[THE TASK] Write out the entries below exactly, starting at the first line and stopping after the line that contains "(13,403) rectangle (1024,690);"; skip all pictures.

[EXERCISE INPUT]
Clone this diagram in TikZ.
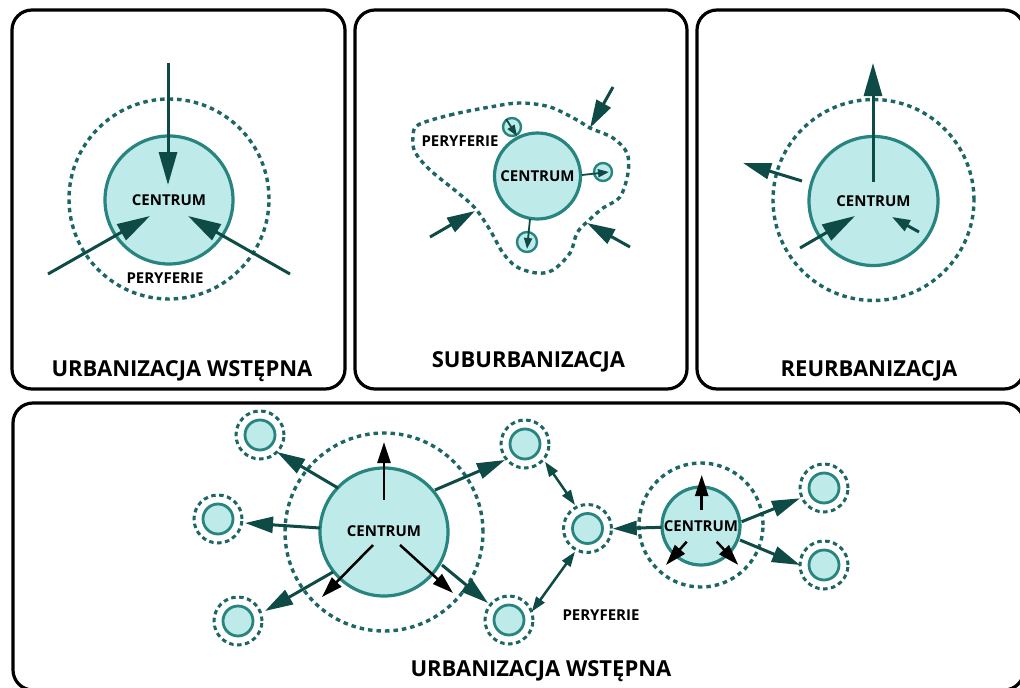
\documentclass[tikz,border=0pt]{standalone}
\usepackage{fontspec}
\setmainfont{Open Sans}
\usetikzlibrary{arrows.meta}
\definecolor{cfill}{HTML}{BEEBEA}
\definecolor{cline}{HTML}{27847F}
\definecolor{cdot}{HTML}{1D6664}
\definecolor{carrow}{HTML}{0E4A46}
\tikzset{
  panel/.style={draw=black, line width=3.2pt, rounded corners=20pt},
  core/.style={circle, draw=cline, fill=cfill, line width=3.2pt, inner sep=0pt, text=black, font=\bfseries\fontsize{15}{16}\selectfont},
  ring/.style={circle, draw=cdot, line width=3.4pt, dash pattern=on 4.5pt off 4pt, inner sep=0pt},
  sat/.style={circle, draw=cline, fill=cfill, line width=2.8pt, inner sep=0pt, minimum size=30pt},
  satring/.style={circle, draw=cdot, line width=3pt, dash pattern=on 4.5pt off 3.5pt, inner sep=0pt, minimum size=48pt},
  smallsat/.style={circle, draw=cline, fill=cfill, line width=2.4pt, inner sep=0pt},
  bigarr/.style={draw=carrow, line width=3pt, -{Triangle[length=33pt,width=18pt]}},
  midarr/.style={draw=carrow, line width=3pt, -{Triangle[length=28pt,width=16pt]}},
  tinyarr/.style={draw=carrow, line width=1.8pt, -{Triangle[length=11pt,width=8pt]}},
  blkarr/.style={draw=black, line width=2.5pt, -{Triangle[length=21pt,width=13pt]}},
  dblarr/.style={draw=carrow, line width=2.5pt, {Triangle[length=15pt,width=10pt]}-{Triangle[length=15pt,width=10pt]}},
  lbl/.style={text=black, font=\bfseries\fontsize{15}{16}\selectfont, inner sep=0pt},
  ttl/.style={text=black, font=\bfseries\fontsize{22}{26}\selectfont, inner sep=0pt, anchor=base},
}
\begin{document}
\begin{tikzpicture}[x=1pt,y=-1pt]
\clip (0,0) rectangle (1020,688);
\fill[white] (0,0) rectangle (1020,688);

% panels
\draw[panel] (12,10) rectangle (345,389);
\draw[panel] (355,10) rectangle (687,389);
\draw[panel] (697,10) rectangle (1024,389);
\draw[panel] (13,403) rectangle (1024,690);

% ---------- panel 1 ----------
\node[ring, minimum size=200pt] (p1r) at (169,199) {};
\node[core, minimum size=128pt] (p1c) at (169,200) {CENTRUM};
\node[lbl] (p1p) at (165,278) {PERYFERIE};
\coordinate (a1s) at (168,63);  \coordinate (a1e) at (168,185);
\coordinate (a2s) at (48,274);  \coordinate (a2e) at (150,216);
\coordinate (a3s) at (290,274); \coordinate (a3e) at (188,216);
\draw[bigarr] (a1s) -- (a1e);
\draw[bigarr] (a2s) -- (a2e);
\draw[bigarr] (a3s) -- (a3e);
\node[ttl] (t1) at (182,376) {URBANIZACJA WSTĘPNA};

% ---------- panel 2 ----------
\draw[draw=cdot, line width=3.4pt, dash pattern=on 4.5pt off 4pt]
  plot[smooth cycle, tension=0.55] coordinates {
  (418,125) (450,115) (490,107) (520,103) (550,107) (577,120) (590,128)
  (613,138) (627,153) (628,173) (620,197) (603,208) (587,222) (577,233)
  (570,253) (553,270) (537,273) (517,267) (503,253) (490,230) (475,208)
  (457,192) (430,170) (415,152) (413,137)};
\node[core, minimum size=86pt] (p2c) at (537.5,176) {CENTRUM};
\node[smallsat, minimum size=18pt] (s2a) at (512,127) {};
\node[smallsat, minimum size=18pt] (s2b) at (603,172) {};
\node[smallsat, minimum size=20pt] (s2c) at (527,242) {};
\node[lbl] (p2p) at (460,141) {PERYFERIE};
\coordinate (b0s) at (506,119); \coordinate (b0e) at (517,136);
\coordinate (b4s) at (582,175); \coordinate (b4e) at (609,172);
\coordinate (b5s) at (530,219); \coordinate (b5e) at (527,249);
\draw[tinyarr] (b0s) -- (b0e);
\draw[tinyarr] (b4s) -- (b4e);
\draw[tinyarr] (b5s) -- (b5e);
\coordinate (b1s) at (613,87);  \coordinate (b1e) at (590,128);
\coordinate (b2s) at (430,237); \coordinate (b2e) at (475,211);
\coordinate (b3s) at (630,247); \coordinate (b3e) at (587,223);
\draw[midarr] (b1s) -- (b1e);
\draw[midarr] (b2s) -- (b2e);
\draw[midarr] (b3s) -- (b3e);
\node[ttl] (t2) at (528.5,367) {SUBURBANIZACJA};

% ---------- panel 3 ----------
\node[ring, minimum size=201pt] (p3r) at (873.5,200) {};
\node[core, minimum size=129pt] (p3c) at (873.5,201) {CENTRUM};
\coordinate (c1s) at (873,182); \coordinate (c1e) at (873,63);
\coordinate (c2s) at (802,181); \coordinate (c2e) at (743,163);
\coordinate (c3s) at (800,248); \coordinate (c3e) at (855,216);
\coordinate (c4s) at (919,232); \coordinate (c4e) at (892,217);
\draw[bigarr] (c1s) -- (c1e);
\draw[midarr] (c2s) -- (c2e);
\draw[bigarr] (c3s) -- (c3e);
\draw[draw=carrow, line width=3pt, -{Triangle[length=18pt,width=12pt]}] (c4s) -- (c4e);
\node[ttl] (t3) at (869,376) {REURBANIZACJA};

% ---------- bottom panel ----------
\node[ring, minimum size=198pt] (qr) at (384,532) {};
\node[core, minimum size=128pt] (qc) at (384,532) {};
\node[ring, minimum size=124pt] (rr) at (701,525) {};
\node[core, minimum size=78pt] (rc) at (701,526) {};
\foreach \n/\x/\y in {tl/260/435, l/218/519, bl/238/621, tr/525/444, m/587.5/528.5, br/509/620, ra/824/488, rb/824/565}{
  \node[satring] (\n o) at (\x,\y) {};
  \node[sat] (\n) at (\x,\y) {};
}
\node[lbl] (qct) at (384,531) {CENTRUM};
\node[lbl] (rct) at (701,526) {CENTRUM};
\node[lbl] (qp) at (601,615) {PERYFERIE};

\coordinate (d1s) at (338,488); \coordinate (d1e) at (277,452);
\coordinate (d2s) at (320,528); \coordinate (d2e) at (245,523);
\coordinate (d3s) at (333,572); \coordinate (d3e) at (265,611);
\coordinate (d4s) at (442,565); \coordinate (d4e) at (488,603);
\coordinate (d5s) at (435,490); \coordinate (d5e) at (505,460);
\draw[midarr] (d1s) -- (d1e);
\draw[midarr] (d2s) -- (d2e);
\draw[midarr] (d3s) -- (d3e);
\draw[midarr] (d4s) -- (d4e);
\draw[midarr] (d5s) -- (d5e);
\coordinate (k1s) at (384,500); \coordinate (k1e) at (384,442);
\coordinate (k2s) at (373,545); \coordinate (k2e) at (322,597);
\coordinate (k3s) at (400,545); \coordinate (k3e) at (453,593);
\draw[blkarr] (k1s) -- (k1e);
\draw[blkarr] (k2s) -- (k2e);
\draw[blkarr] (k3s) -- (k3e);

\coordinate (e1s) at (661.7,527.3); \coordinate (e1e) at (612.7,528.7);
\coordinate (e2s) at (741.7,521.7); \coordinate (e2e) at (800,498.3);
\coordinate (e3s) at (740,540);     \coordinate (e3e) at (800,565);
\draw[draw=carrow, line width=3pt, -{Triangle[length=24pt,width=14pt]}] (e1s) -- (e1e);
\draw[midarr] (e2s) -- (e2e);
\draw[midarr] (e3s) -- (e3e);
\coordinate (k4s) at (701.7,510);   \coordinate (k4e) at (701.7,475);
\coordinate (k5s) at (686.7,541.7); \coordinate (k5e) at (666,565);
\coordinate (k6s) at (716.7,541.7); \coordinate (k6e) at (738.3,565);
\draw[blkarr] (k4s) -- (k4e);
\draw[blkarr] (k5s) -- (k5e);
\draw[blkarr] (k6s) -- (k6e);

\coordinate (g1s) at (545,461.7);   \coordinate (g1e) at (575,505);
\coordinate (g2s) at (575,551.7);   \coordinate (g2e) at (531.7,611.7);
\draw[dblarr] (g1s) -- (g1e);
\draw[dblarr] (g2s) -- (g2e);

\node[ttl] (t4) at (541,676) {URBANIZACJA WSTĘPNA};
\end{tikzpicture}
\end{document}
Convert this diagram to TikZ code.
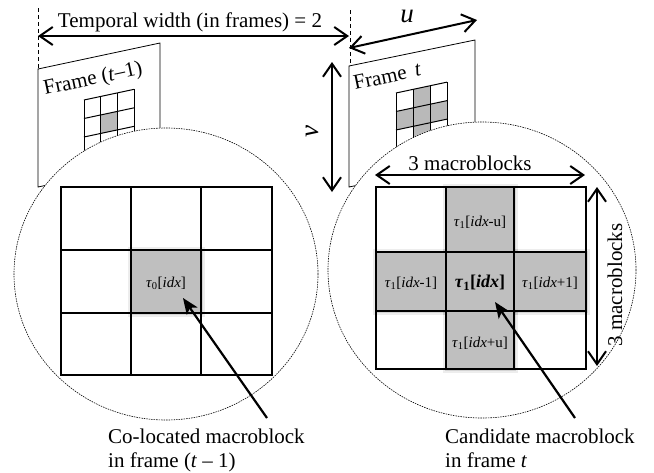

[COMPLETED EXERCISE]
Clone this diagram in TikZ.
\documentclass[tikz,border=0pt]{standalone}
\usepackage{fontspec}
\setmainfont{Open Sans}
\usetikzlibrary{arrows.meta}
\definecolor{cfill}{HTML}{BEEBEA}
\definecolor{cline}{HTML}{27847F}
\definecolor{cdot}{HTML}{1D6664}
\definecolor{carrow}{HTML}{0E4A46}
\tikzset{
  panel/.style={draw=black, line width=3.2pt, rounded corners=20pt},
  core/.style={circle, draw=cline, fill=cfill, line width=3.2pt, inner sep=0pt, text=black, font=\bfseries\fontsize{15}{16}\selectfont},
  ring/.style={circle, draw=cdot, line width=3.4pt, dash pattern=on 4.5pt off 4pt, inner sep=0pt},
  sat/.style={circle, draw=cline, fill=cfill, line width=2.8pt, inner sep=0pt, minimum size=30pt},
  satring/.style={circle, draw=cdot, line width=3pt, dash pattern=on 4.5pt off 3.5pt, inner sep=0pt, minimum size=48pt},
  smallsat/.style={circle, draw=cline, fill=cfill, line width=2.4pt, inner sep=0pt},
  bigarr/.style={draw=carrow, line width=3pt, -{Triangle[length=33pt,width=18pt]}},
  midarr/.style={draw=carrow, line width=3pt, -{Triangle[length=28pt,width=16pt]}},
  tinyarr/.style={draw=carrow, line width=1.8pt, -{Triangle[length=11pt,width=8pt]}},
  blkarr/.style={draw=black, line width=2.5pt, -{Triangle[length=21pt,width=13pt]}},
  dblarr/.style={draw=carrow, line width=2.5pt, {Triangle[length=15pt,width=10pt]}-{Triangle[length=15pt,width=10pt]}},
  lbl/.style={text=black, font=\bfseries\fontsize{15}{16}\selectfont, inner sep=0pt},
  ttl/.style={text=black, font=\bfseries\fontsize{22}{26}\selectfont, inner sep=0pt, anchor=base},
}
\begin{document}
\begin{tikzpicture}[x=1pt,y=-1pt]
\clip (0,0) rectangle (1020,688);
\fill[white] (0,0) rectangle (1020,688);

% panels
\draw[panel] (12,10) rectangle (345,389);
\draw[panel] (355,10) rectangle (687,389);
\draw[panel] (697,10) rectangle (1024,389);
\draw[panel] (13,403) rectangle (1024,690);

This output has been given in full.